→ Charts and diagrams as code:
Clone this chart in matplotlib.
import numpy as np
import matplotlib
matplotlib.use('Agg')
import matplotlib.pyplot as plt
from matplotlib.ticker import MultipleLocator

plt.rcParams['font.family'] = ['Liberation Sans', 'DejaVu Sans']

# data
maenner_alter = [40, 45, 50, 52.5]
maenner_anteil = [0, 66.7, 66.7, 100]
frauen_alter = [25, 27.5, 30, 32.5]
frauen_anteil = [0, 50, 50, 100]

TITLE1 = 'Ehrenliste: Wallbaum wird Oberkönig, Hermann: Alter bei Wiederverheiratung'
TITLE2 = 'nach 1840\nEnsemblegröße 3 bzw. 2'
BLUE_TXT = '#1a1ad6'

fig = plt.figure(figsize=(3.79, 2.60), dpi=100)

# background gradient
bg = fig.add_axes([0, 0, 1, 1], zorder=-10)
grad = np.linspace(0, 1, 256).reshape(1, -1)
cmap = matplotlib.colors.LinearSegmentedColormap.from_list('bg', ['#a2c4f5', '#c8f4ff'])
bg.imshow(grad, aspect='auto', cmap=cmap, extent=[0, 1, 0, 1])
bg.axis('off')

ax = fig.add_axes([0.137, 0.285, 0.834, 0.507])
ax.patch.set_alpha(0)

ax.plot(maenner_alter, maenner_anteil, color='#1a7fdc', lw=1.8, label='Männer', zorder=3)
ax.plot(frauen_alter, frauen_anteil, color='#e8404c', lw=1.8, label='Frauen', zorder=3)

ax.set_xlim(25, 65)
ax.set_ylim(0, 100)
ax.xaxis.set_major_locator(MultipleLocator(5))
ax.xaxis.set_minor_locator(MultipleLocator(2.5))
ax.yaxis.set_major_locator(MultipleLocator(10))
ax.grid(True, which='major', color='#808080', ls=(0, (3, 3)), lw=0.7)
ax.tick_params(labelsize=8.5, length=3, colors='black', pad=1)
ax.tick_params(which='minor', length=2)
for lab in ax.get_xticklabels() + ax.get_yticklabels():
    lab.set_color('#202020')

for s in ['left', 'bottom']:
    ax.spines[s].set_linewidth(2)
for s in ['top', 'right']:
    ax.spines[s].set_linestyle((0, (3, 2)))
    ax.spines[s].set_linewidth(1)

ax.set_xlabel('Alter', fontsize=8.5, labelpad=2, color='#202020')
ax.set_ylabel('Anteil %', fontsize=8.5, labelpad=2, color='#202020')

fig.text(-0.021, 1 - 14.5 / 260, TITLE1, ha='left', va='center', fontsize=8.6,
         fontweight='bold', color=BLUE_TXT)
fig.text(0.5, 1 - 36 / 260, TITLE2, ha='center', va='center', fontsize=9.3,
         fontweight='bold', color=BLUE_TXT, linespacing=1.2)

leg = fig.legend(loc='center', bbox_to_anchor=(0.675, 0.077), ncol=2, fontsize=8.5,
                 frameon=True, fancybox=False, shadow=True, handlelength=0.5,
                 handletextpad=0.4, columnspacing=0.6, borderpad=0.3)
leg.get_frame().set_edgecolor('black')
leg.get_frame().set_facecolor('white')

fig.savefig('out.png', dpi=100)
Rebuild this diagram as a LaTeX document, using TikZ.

→ WHAT TO PRODUCE: In the records above, tally the lines where the word "matplotlib" appears, and give the number and nothing else.

→ ANSWER BELOW: 6